How do i ask better follow-up questions in conversations?
I was leaning on the bar waiting for my Americano when the couple next to me hit that brutal, air-sucking silence. He asked, “So… uh… how was your weekend?” She answered, “Good.” Full stop. He nodded. They both stared at the pastry case like it might whisper a topic. Ten seconds felt like an hour. My coffee came, I bolted, and on the way out I caught myself thinking, “I do that too. There has to be a better way.”
Good news: there is. Follow-up questions keep a chat rolling, but when you’ve got social anxiety your brain turns into a busy freeway. Thoughts zoom, nothing sticks, and you panic-smile instead of saying anything useful. Let’s fix that.
calm the static first
If your heart is thumping, you will not hear the other person’s answer, period. Before worrying about clever questions, lower the internal volume:
• plant your feet and notice one physical detail in the room - light on a window, the pattern on a mug. It grounds you faster than “just relax.”
- slow your exhale. Four-count out-breath, twice. Nobody sees you doing it.

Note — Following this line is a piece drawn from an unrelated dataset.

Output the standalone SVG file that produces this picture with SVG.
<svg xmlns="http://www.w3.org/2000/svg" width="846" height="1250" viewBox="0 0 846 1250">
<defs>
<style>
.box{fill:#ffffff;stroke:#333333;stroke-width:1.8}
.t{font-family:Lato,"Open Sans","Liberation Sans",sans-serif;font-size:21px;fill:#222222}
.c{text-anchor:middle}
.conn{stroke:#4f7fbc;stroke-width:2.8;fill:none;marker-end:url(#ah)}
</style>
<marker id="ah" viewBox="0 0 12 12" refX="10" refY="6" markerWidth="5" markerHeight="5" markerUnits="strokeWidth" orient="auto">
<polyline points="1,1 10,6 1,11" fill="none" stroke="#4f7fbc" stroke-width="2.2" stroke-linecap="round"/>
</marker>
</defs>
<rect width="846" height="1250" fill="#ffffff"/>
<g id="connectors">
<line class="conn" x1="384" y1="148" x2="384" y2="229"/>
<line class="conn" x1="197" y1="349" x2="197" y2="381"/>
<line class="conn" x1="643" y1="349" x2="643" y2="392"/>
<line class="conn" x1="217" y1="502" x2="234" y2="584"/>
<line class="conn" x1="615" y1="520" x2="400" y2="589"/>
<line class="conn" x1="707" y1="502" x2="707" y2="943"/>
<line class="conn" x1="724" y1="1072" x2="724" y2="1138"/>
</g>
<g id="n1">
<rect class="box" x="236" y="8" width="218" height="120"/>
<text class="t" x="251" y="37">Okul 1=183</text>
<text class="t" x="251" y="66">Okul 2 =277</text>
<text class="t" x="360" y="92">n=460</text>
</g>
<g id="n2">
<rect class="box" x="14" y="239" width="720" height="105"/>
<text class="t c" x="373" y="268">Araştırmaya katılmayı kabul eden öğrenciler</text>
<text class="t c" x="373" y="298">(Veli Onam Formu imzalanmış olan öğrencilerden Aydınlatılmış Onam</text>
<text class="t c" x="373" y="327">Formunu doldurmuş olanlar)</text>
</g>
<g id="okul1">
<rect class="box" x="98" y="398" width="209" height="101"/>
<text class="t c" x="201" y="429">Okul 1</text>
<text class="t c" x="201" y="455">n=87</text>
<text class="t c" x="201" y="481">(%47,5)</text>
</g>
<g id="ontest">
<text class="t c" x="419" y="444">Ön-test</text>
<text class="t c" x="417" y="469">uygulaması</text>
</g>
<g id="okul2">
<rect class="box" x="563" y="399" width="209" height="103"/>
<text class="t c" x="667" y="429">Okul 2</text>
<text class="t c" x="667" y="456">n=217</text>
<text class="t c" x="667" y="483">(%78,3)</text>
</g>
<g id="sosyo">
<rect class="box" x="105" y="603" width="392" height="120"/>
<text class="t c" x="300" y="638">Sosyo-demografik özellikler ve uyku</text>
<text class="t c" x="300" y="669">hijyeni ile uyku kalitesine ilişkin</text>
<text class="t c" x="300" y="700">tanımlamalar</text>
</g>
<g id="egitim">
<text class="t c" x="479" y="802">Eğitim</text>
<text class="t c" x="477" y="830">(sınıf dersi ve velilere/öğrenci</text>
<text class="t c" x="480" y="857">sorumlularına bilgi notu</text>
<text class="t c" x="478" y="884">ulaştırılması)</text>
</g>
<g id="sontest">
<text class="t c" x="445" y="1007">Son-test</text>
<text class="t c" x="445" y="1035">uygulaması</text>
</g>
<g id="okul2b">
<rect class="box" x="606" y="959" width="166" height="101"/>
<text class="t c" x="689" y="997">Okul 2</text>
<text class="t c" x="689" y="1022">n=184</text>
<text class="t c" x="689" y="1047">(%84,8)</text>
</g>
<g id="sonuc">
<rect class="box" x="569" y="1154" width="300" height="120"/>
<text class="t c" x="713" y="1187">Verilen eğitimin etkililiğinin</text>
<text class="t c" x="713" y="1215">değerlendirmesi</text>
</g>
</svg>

- give yourself permission to pause. A two-second silence feels endless to you; to them it’s normal.
Now your ears are open again. Time to use them.

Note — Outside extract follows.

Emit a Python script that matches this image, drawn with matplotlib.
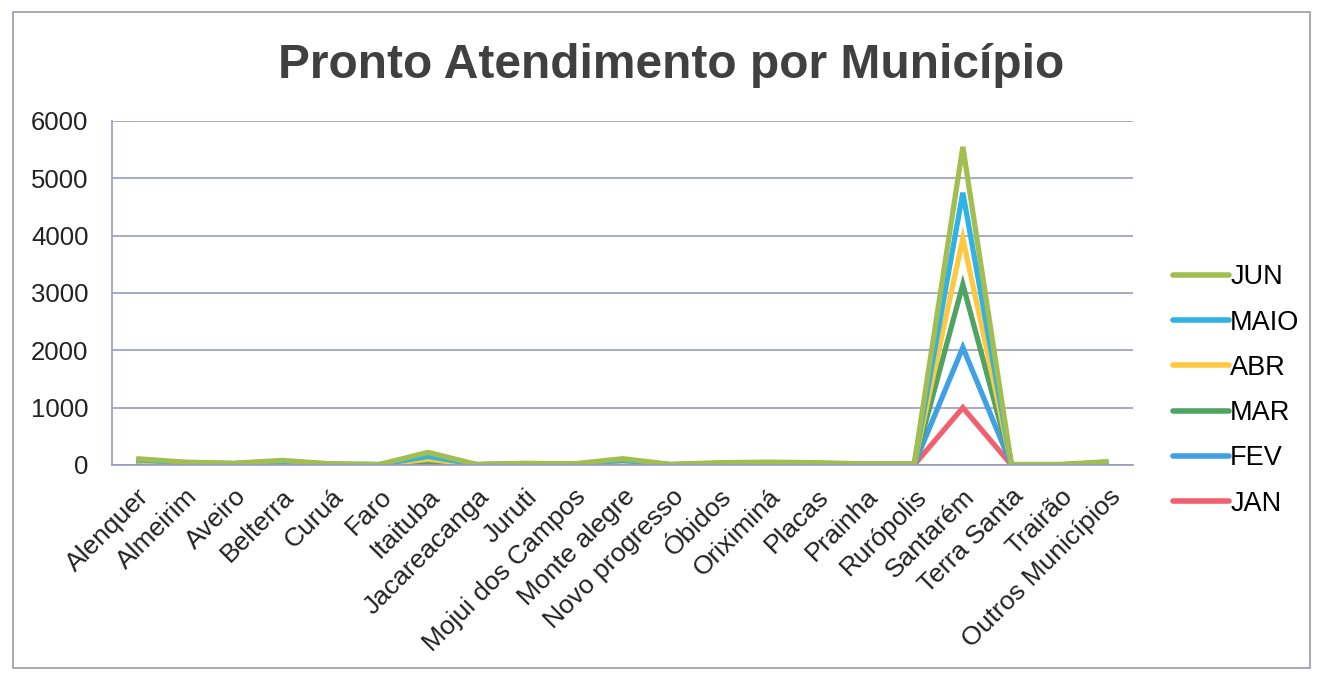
import matplotlib
matplotlib.use("Agg")
import matplotlib.pyplot as plt
from matplotlib.patches import Rectangle

plt.rcParams['font.family'] = ['Liberation Sans', 'DejaVu Sans']

municipios = ["Alenquer", "Almeirim", "Aveiro", "Belterra", "Curuá", "Faro", "Itaituba",
              "Jacareacanga", "Juruti", "Mojui dos Campos", "Monte alegre", "Novo progresso",
              "Óbidos", "Oriximiná", "Placas", "Prainha", "Rurópolis", "Santarém",
              "Terra Santa", "Trairão", "Outros Municípios"]

jan = [15, 5, 3, 10, 2, 1, 20, 1, 3, 2, 10, 1, 3, 5, 3, 2, 2, 1000, 0, 0, 5]
fev = [30, 12, 8, 20, 5, 2, 80, 2, 8, 5, 25, 2, 8, 12, 8, 5, 5, 2050, 2, 2, 10]
mar = [50, 20, 15, 35, 8, 4, 70, 4, 15, 8, 40, 4, 15, 20, 15, 8, 8, 3150, 3, 3, 20]
abr = [70, 30, 20, 50, 12, 6, 100, 6, 20, 12, 60, 6, 25, 30, 25, 12, 12, 3950, 4, 4, 30]
maio = [90, 40, 25, 60, 15, 8, 150, 8, 25, 15, 80, 8, 30, 40, 30, 15, 15, 4750, 5, 5, 40]
jun = [110, 50, 30, 80, 20, 10, 220, 10, 30, 20, 110, 10, 40, 50, 40, 20, 20, 5550, 10, 10, 60]

series = [("JAN", jan, "#F0606E"),
          ("FEV", fev, "#3FA0E6"),
          ("MAR", mar, "#4FA463"),
          ("ABR", abr, "#FFC840"),
          ("MAIO", maio, "#2FB2E6"),
          ("JUN", jun, "#A2BE50")]

fig = plt.figure(figsize=(13.17, 6.73), dpi=100)
fig.patch.set_facecolor("white")
fig.add_artist(Rectangle((13 / 1317, 1 - 668 / 673), (1310 - 13) / 1317, (668 - 12) / 673,
                         transform=fig.transFigure, fill=False, edgecolor="#9a9aaa", lw=1.2))

ax = fig.add_axes([112 / 1317, 1 - 465 / 673, (1133 - 112) / 1317, (465 - 121) / 673])
x = list(range(len(municipios)))
handles = {}
for name, vals, col in series:
    ln, = ax.plot(x, vals, color=col, lw=3.8, solid_joinstyle="miter", solid_capstyle="butt")
    handles[name] = ln

ax.set_xlim(-0.5, len(municipios) - 0.5)
ax.set_ylim(0, 6000)
ax.set_yticks(range(0, 6001, 1000))
ax.yaxis.grid(True, color="#9a9ac0", lw=1.2)
ax.set_axisbelow(True)
for s in ["top", "right"]:
    ax.spines[s].set_visible(False)
ax.spines["left"].set_color("#9a9ac0")
ax.spines["bottom"].set_color("#9a9ac0")
ax.spines["left"].set_linewidth(1.2)
ax.spines["bottom"].set_linewidth(1.2)
ax.tick_params(length=0, colors="#222222")
ax.tick_params(axis="y", labelsize=18.5, pad=17)
ax.set_xticks(x)
ax.set_xticklabels(municipios, rotation=45, ha="right", rotation_mode="anchor")
ax.tick_params(axis="x", labelsize=19, pad=14)

fig.text(671 / 1317, 1 - 65 / 673, "Pronto Atendimento por Município", ha="center", va="center",
         fontsize=34.5, fontweight="bold", color="#404040")

order = ["JUN", "MAIO", "ABR", "MAR", "FEV", "JAN"]
leg = fig.legend([handles[n] for n in order], order, loc="upper left",
                 bbox_to_anchor=(1149 / 1317, 1 - 240 / 673), frameon=False, fontsize=19.5,
                 handlelength=2.05, handletextpad=0.05, labelspacing=0.71)
for h in leg.legend_handles:
    h.set_linewidth(4)
    h.set_solid_capstyle("round")

fig.savefig("out.png", dpi=100, facecolor="white")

notice what they actually said
Most “bad” follow-ups aren’t bad; they’re unrelated. You ask about travel, they say “I got stuck in Denver overnight,” and you jump to “Cool, any pets?” That’s whiplash. Instead, mine the answer you just received:
She got stuck in Denver. Possible hooks:
– flight delay vibes (annoyance, boredom).
– unexpected city time.
– who she was with.
Pick one and nudge: “Overnight in Denver sounds rough. What did you end up doing to kill time?” You are still on her story, so she feels heard.
A quick mental cheat: latch onto nouns and feelings. Noun = Denver. Feeling = rough trip. Either one births a question.
simple frameworks that don’t feel like frameworks
The internet throws you acronyms like F.O.R.D., F.A.T.E., whatever. Use one that fits in your head and ditch the rest. My keeper is TED: Tell, Explain, Detail.
– Tell: “Tell me more about the delay.”
– Explain: “Explain how you managed to keep your cool.”
– Detail: “What little detail of that airport will haunt you forever?”
TED works because you just swap the verb and reuse the topic that’s already on the table. No mental gymnastics.
Another tiny tool: “last-word echo.” Repeat their final word with a question mark.
Them: “The meeting felt chaotic.”
You: “Chaotic?”
It invites elaboration without you inventing anything.
rescue moves when your brain blanks
It happens. You freeze, the silence grows teeth, you need an escape hatch.
1. summary pivot – Paraphrase what they just said, add a curious tilt. “So your suitcase ended up in Alaska, and you had zero clean clothes - how did you solve that?”
2. sensory question – Ask about sight, sound, taste, smell, feeling. “What did that terminal smell like after midnight?” Weirdly specific = memorable.
3. feelings check – “How did that leave you feeling afterward?” People never run out of feelings.
Keep two of these in your pocket. Rotate as needed.
practice without the pressure of eye contact
Big conversations are varsity level. Warm up elsewhere:
• voice notes with a friend: listen, answer with one TED question.
- podcasts: pause after a guest’s answer, craft your follow-up out loud. No one’s listening; go wild.
- low-stakes chats - baristas, Uber drivers, gamers in Discord. Treat them like mini-workouts. Five sentences and you’re done.
Reps matter more than theory. After twenty tries the muscle memory kicks in, even when anxiety shows up.
wrap-up: you’ve got this, awkward pauses and all
Every good conversation is just a pile of ordinary questions stacked in the right order. You don’t need sparkling charisma, a debate trophy, or a list of “power questions.” You need calmer ears, a habit of noticing, and two or three trusty moves when you stall. That’s it.
Next time a chat teeters toward the void, picture that Denver layover or whatever story they just dropped. Grab a noun, grab a feeling, and lean in. You’ll see their shoulders loosen because someone is finally listening. And you? You’ll walk away amazed at how much easier talking feels when the follow-up is right there, waiting.